BELIZE CITY, Mon. Aug. 31, 2020– September is celebrations month in Belize, with September 10th being the day on which we honor the memory of the Battle of St. George’s Caye and September 21st being the day that marks the birth of our country; but September is also the month in which we are most likely to be hit by hurricanes. September is the most active period for the formation of hurricanes in the Atlantic, and this fact is noted in the old ditty: June—too soon, July—stand by, August—get set (or, look out you must), September—remember, October—all over.

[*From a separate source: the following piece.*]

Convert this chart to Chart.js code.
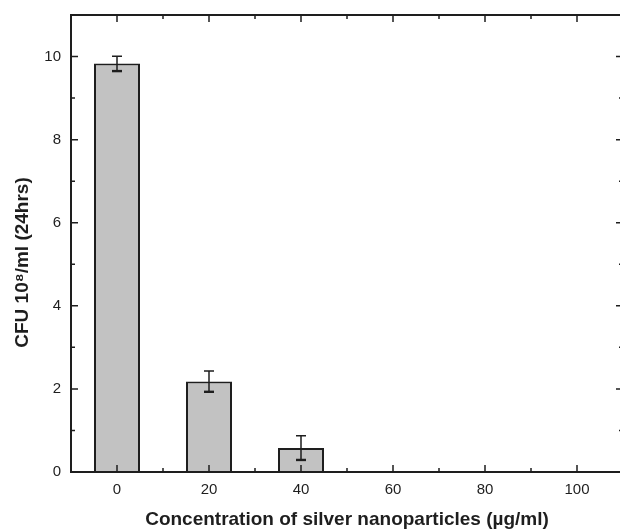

Of the ten hurricanes that readily come to the minds of older Belizeans – the ’31 hurricane, Janet, Hattie, Francelia, Fifi, Greta, Keith, Iris, Richard, and Earl — six of them hit in September. The 1931 hurricane, now called “British Honduras hurricane” in some quarters, hit on September 10, 1931; Hurricane Janet, on September 27, 1955; Hurricane Hattie, on October 31, 1961; Hurricane Francelia, on September 3, 1969; Hurricane Fifi, on September 19, 1974; Hurricane Greta, on September 19, 1978; Hurricane Keith, on September 30, 2000; Hurricane Iris, on October 8, 2001; Hurricane Richard, on October 24, 2010; and Hurricane Earl, on August 4, 2016.
Today, Tuesday, is the 1st of September, and after being spared less than two weeks ago when a storm named Marco headed north of us, we are looking apprehensively at another weather system. On August 31, Belize’s National Meteorological Service reported, “A broad area of low pressure associated with a tropical wave over the central Caribbean has a high chance of developing into a tropical depression during the next couple of days. This system is moving westward and will continue to be monitored by the National Meteorological Service of Belize.”

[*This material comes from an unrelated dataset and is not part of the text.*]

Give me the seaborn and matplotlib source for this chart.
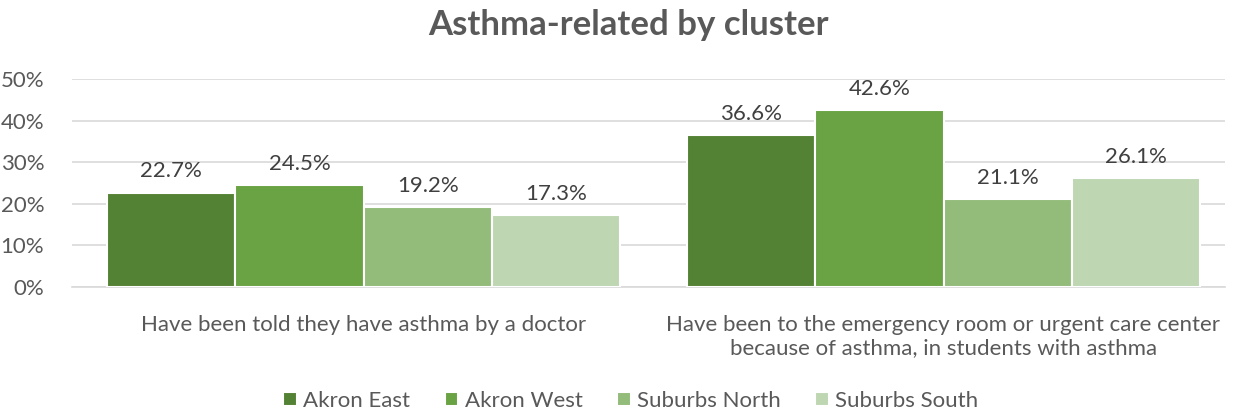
import matplotlib
matplotlib.use("Agg")
import matplotlib.pyplot as plt
import seaborn as sns
import pandas as pd

categories = ["Have been told they have asthma by a doctor",
              "Have been to the emergency room or urgent care center\nbecause of asthma, in students with asthma"]
clusters = ["Akron East", "Akron West", "Suburbs North", "Suburbs South"]
akron_east = [22.7, 36.6]
akron_west = [24.5, 42.6]
suburbs_north = [19.2, 21.1]
suburbs_south = [17.3, 26.1]
colors = ["#548235", "#6AA343", "#93BC7A", "#BED7B2"]

series = [akron_east, akron_west, suburbs_north, suburbs_south]
rows = []
for cl, vals in zip(clusters, series):
    for cat, v in zip(categories, vals):
        rows.append({"category": cat, "cluster": cl, "value": v})
df = pd.DataFrame(rows)

sns.set_theme(style="white")
plt.rcParams['font.family'] = ['Lato', 'DejaVu Sans']

fig = plt.figure(figsize=(12.33, 4.11), dpi=100)
ax = fig.add_axes([72/1233, 1 - 287/411, (1225-72)/1233, (287-79)/411])
sns.barplot(data=df, x="category", y="value", hue="cluster", hue_order=clusters,
            palette=colors, width=0.884, edgecolor="white", linewidth=1.5,
            saturation=1, ax=ax, legend=True, zorder=3)

ax.set_xlim((72-363.5)/580, (1225-363.5)/580)
ax.set_ylim(0, 50)
ax.set_yticks([0, 10, 20, 30, 40, 50])
ax.set_yticklabels([f"{t}%" for t in [0, 10, 20, 30, 40, 50]])
ax.yaxis.grid(True, color="#D9D9D9", linewidth=1.2, zorder=0)
ax.set_axisbelow(True)
for s in ["top", "right", "left"]:
    ax.spines[s].set_visible(False)
ax.spines["bottom"].set_color("#D9D9D9")
ax.spines["bottom"].set_linewidth(1.2)
ax.tick_params(axis="y", length=0, labelsize=16, labelcolor="#595959", pad=20)
ax.tick_params(axis="x", length=0, labelsize=16, labelcolor="#595959", pad=20)
ax.set_xlabel("")
ax.set_ylabel("")

for cont in ax.containers:
    ax.bar_label(cont, labels=[f"{v:.1f}%" for v in cont.datavalues],
                 padding=8, fontsize=16, color="#404040")

handles, labels = ax.get_legend_handles_labels()
ax.legend_.remove()
fig.legend(handles, labels, loc="center", bbox_to_anchor=(631/1233, 1 - 401/411),
           ncol=4, frameon=False, fontsize=16, labelcolor="#595959",
           handlelength=0.6, handleheight=0.6, columnspacing=1.55, handletextpad=0.3)

fig.suptitle("Asthma-related by cluster", x=628/1233, y=1 - 9/411, va="top",
             fontsize=25, fontweight="bold", color="#595959")

fig.savefig("out.png", dpi=100)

Reports from the Weather Channel in the US were that the “system is moving quickly westward through the Caribbean and is producing numerous showers and thunderstorms” and that “conditions are forecast to be conducive for this system to gradually organize, and a tropical depression could develop in the next couple of days.”
According to the Weather Channel, the US National Hurricane Center reported that, regardless of development, the “system will track toward Central America and Yucatan in the week ahead”, and that “areas from Jamaica to Honduras, Belize, Guatemala and the Yucatan should monitor the progress of this disturbance.”
On Sunday evening, at 5:00 p.m., NEMO issued Advisory # 1 for the system. In that advisory, NEMO said the system is moving westward at about 15 mph and that it could start affecting Belize on Thursday, and it advised the public to “remain vigilant and to be prepared for possible storm arrival in accordance with your emergency plan.” NEMO said the public should be prepared to relocate or evacuate, and that they should move early, know which shelter they will go to, and take along essentials for survival.
On Monday, August 31, winds associated with the system were gusting up to 35 knots, and it was in the region of 14.5 degrees North Latitude and 70 degrees West Longitude, which puts it 240 nautical miles south of the Dominican Republic, and about 1100 nautical miles east of Belize.